Data provided:
[Start]
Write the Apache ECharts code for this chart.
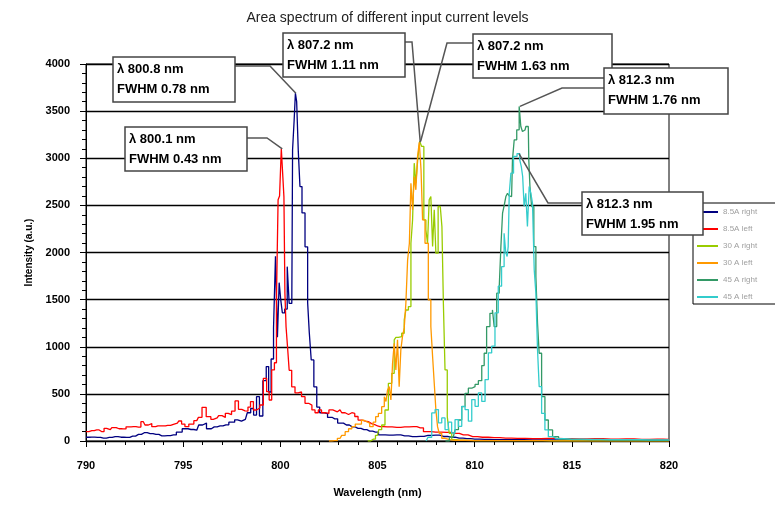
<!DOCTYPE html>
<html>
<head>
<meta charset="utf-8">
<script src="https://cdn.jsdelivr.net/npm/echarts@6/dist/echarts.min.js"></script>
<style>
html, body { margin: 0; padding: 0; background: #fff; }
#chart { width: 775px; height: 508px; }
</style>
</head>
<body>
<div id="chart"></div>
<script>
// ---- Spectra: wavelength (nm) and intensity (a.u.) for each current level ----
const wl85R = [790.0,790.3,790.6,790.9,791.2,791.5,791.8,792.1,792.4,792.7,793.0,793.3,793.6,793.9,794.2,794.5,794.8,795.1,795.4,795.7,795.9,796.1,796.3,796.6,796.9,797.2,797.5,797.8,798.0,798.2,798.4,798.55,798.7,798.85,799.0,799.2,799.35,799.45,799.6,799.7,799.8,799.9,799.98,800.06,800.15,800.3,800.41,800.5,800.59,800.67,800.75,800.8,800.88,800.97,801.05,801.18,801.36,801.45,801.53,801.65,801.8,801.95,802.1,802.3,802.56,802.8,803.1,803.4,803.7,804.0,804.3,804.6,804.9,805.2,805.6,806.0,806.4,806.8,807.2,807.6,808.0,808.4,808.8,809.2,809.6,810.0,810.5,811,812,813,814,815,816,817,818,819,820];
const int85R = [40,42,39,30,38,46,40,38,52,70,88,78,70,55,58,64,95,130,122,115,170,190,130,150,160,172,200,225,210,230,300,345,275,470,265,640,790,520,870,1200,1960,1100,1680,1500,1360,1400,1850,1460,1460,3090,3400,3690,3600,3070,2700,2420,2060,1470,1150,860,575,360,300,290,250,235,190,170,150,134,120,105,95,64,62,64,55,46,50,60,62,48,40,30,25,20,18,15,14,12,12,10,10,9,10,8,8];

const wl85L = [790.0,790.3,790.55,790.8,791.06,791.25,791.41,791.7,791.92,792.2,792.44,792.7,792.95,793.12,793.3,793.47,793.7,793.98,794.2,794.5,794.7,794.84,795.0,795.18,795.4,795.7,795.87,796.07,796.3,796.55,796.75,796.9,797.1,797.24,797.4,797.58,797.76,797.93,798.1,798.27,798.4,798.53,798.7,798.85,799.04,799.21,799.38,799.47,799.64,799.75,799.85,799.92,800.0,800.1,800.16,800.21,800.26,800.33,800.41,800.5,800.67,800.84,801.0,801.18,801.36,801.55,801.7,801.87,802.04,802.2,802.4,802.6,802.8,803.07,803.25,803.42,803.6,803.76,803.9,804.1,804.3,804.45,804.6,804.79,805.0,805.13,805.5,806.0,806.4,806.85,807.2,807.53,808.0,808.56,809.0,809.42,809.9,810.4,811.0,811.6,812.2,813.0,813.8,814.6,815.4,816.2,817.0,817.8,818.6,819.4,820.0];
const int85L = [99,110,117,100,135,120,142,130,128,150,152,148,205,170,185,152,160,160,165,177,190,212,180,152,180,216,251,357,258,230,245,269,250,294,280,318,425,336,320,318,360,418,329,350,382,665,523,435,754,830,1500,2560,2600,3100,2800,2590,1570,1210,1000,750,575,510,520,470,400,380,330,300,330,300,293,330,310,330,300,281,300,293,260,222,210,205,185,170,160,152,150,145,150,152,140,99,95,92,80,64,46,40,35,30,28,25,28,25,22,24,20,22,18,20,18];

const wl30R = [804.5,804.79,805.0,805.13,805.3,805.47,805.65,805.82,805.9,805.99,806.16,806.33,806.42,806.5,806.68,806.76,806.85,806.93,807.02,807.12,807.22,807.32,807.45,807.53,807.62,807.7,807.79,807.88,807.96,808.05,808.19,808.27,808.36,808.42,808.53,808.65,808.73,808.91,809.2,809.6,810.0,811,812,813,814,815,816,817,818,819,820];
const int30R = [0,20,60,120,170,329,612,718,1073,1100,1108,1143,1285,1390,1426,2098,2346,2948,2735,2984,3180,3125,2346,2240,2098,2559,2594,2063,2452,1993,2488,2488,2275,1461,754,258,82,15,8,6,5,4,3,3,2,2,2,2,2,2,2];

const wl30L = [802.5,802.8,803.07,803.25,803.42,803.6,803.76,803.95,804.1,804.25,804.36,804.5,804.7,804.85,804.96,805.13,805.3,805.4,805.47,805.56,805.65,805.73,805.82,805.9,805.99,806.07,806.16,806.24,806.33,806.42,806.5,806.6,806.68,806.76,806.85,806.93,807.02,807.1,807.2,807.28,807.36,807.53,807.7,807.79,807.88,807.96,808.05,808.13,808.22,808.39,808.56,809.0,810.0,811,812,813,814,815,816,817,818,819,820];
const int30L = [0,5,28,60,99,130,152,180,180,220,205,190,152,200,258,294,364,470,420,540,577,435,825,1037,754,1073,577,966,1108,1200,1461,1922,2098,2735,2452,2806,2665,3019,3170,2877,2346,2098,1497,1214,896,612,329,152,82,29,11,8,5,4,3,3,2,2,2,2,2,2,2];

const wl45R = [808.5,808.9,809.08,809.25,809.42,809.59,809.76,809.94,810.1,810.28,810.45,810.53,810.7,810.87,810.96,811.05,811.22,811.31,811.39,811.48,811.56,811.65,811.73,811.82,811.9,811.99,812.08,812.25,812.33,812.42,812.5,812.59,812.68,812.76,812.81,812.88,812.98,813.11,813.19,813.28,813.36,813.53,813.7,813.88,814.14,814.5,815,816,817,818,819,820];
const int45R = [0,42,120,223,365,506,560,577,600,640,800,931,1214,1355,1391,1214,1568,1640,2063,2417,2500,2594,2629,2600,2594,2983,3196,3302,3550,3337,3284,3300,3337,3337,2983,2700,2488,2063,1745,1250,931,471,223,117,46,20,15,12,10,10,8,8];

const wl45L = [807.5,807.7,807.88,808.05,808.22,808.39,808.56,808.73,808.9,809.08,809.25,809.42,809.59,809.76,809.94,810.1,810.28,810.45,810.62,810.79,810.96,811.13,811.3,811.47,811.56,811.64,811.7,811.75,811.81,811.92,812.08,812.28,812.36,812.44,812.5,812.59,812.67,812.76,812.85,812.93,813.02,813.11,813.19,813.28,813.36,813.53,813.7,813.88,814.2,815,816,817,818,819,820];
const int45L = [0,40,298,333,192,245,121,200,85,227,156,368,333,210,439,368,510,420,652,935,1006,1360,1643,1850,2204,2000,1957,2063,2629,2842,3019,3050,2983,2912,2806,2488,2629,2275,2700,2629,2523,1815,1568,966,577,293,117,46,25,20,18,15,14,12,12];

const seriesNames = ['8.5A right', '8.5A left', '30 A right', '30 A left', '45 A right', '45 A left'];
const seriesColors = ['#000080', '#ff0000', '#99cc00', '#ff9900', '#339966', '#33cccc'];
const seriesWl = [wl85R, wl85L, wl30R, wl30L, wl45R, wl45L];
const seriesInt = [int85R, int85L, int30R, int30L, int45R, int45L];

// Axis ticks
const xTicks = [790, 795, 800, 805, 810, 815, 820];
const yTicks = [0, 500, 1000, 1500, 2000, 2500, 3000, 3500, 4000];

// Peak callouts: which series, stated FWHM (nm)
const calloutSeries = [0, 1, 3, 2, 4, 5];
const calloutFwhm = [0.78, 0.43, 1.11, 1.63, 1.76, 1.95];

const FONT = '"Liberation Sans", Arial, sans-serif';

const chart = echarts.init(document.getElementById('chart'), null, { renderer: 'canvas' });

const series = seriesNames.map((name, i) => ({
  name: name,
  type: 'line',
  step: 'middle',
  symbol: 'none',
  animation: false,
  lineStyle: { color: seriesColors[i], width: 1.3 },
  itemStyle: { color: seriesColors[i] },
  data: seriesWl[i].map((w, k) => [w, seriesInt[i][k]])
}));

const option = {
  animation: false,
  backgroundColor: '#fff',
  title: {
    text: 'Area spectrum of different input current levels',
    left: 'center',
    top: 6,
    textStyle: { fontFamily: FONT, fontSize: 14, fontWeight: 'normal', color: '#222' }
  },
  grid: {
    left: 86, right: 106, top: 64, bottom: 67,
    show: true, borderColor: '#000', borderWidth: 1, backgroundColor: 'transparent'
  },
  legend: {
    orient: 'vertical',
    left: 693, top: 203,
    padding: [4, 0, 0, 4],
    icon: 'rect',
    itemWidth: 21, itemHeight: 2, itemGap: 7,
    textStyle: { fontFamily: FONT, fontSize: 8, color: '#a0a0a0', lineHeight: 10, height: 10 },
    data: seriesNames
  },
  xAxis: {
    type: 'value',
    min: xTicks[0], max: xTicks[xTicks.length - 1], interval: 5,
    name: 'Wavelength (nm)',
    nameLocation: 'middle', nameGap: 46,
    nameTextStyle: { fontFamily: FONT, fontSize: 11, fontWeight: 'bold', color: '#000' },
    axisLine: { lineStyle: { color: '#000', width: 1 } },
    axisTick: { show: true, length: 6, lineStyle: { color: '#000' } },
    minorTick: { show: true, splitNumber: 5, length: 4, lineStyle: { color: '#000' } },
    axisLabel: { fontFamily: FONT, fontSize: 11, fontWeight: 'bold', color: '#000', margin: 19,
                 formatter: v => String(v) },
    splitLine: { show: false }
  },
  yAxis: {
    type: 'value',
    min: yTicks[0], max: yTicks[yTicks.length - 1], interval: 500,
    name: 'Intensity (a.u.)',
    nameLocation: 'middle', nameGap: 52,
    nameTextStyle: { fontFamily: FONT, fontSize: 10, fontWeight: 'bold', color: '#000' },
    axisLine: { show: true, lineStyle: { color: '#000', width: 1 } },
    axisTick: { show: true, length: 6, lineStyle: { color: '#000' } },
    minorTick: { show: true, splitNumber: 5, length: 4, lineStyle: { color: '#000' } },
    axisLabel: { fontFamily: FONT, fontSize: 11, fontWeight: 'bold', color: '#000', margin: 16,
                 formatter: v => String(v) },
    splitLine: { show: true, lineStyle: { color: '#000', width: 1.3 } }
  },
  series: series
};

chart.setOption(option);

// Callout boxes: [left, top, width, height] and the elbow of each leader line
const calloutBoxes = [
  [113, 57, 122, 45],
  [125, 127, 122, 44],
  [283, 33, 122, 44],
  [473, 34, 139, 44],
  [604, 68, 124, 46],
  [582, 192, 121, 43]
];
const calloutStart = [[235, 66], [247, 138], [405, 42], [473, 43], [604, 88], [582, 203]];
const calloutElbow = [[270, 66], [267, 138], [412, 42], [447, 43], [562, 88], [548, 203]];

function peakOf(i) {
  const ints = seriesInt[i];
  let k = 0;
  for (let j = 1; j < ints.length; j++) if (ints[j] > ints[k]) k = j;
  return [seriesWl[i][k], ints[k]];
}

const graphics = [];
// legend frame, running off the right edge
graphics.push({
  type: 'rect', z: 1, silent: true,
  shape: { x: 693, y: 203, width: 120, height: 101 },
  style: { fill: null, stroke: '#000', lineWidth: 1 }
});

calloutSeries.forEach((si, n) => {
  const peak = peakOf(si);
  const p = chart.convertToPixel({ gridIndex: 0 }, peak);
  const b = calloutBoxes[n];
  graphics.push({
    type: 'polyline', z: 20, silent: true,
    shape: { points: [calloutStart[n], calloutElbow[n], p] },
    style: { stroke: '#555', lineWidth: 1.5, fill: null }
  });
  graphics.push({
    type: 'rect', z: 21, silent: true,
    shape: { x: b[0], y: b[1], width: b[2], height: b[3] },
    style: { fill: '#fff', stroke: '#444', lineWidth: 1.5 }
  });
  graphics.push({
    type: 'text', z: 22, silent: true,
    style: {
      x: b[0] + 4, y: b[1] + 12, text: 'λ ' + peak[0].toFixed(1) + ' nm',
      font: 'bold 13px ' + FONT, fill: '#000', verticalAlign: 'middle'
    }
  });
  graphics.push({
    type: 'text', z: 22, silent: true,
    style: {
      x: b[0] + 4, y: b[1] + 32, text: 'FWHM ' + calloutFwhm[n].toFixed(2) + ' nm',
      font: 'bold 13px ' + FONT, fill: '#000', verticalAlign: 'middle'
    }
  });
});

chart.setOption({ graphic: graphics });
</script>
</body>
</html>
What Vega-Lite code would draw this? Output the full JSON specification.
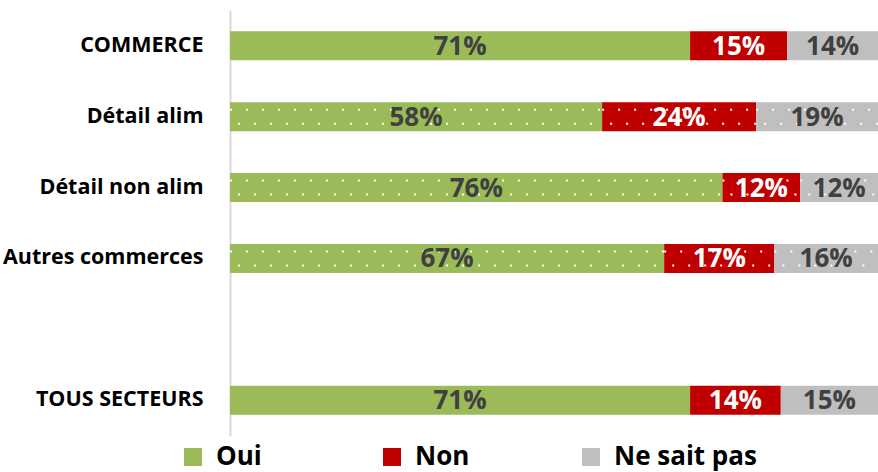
[End]
What the exercise asks:
All lines above containing the string "code" are to be collected.

Answer to the task:
Write the Apache ECharts code for this chart.
What Vega-Lite code would draw this? Output the full JSON specification.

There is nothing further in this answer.